Storyville 1907, Wikimedia Commons
Gioia also notes the role of two very different institutions, the Storyville brothels and the churches of New Orleans, in the creation of jazz. Stereotypically, jazz has been tied up with the “contagion of vice” in New Orleans, but as Gioia shows, the “ties with the house of God” were just as important, if not more so (31). He goes on to elaborate on all the general occasions that jazz performances occurred at, such as community activities and fundraising events, clarifying that the two extremes of the bordello and the church were not key factors in themselves (32).
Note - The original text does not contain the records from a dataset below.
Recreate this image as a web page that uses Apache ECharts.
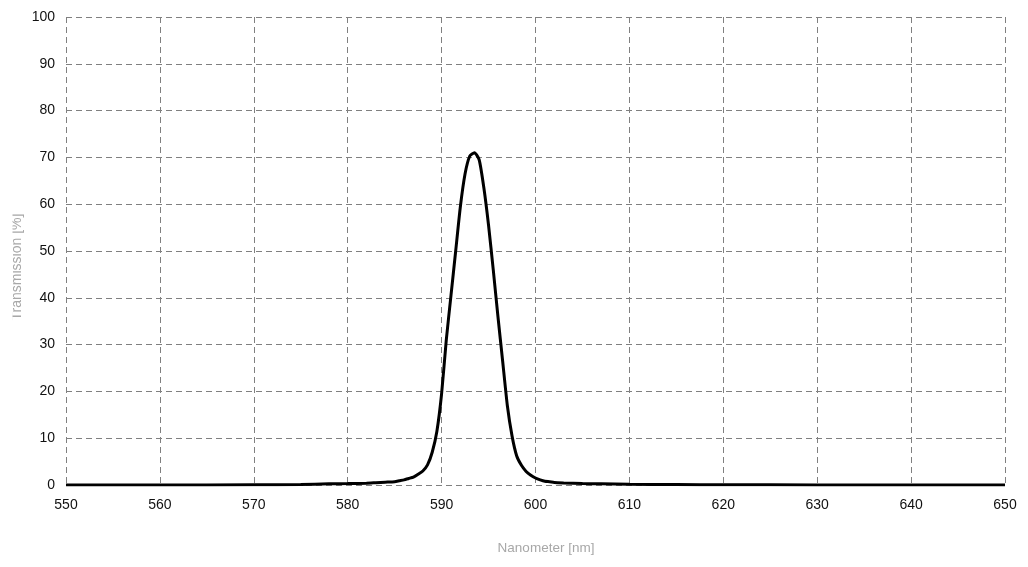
<!DOCTYPE html>
<html>
<head>
<meta charset="utf-8">
<script src="https://cdn.jsdelivr.net/npm/echarts@6/dist/echarts.min.js"></script>
<style>
html,body{margin:0;padding:0;background:#fff;}
#chart{width:1028px;height:567px;}
</style>
</head>
<body>
<div id="chart"></div>
<script>
// Wavelength (nm)
const wavelengths = [550, 560, 570, 575, 578, 580, 582, 583, 584, 585, 585.5, 586, 586.5, 587, 587.5, 588, 588.5, 589, 589.5, 590, 590.5, 591, 591.5, 592, 592.5, 593, 593.5, 594, 594.5, 595, 595.5, 596, 596.5, 597, 597.5, 598, 598.5, 599, 599.5, 600, 600.5, 601, 601.5, 602, 603, 605, 607, 610, 615, 620, 630, 640, 650];
// Transmission (%)
const transmission = [0, 0, 0.05, 0.1, 0.25, 0.3, 0.4, 0.5, 0.6, 0.7, 0.9, 1.1, 1.4, 1.7, 2.3, 3.0, 4.3, 7.0, 11.5, 19.5, 31, 40.5, 50, 59.5, 66.5, 70.3, 71, 69.5, 63.5, 55.5, 46, 36, 26.5, 17, 10.5, 6.2, 4.2, 2.9, 2.1, 1.5, 1.1, 0.8, 0.7, 0.55, 0.45, 0.3, 0.25, 0.15, 0.1, 0.05, 0.02, 0, 0];
const xTicks = [550, 560, 570, 580, 590, 600, 610, 620, 630, 640, 650];
const yTicks = [0, 10, 20, 30, 40, 50, 60, 70, 80, 90, 100];
const xTitle = 'Nanometer [nm]';
const yTitle = 'Transmission [%]';

const chart = echarts.init(document.getElementById('chart'));
const gridLine = {show: true, lineStyle: {color: '#808080', width: 1, type: [6, 4]}};
chart.setOption({
  animation: false,
  backgroundColor: '#fff',
  grid: {left: 66, right: 23, top: 17, bottom: 82, containLabel: false},
  xAxis: {
    type: 'value', min: xTicks[0], max: xTicks[xTicks.length - 1], interval: 10,
    axisLine: {show: false}, axisTick: {show: false},
    axisLabel: {color: '#111', fontFamily: 'Liberation Sans', fontSize: 14, margin: 13},
    splitLine: gridLine
  },
  yAxis: {
    type: 'value', min: yTicks[0], max: yTicks[yTicks.length - 1], interval: 10,
    axisLine: {show: false}, axisTick: {show: false},
    axisLabel: {color: '#111', fontFamily: 'Liberation Sans', fontSize: 14, margin: 11},
    splitLine: gridLine
  },
  graphic: [
    {type: 'text', x: 546, y: 548, style: {text: xTitle, fill: '#a8a8a8', font: '13.5px "Liberation Sans"', align: 'center', verticalAlign: 'middle'}},
    {type: 'text', x: 17, y: 267, rotation: Math.PI / 2, z: 1, style: {text: yTitle, fill: '#a8a8a8', font: '14px "Liberation Sans"', align: 'center', verticalAlign: 'middle'}},
    {type: 'rect', shape: {x: 0, y: 190, width: 12.5, height: 150}, z: 2, style: {fill: '#fff'}}
  ],
  series: [{
    type: 'line',
    data: wavelengths.map((w, i) => [w, transmission[i]]),
    showSymbol: false,
    smooth: 0.2,
    lineStyle: {color: '#000', width: 3},
    z: 5
  }]
});
</script>
</body>
</html>
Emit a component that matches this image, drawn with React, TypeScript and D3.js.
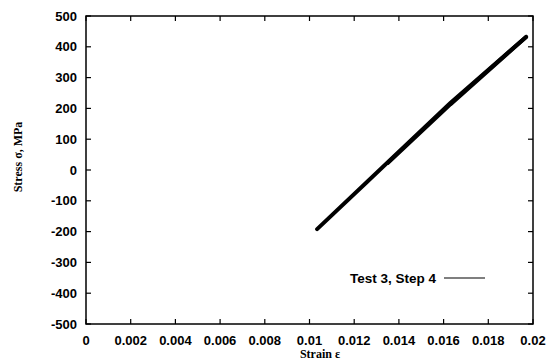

As I have already stated, it is my opinion that there is no small, local-scale, specific, key factor in the creation of jazz, but rather it was the large-scale, unique situation of New Orleans that created an environment which allowed for jazz.
So, like a puzzle’s center, the people of New Orleans who make up the picture of jazz are not simply a jumbled mess – the people, their art, and their lives have to fit together just right to make the image come together.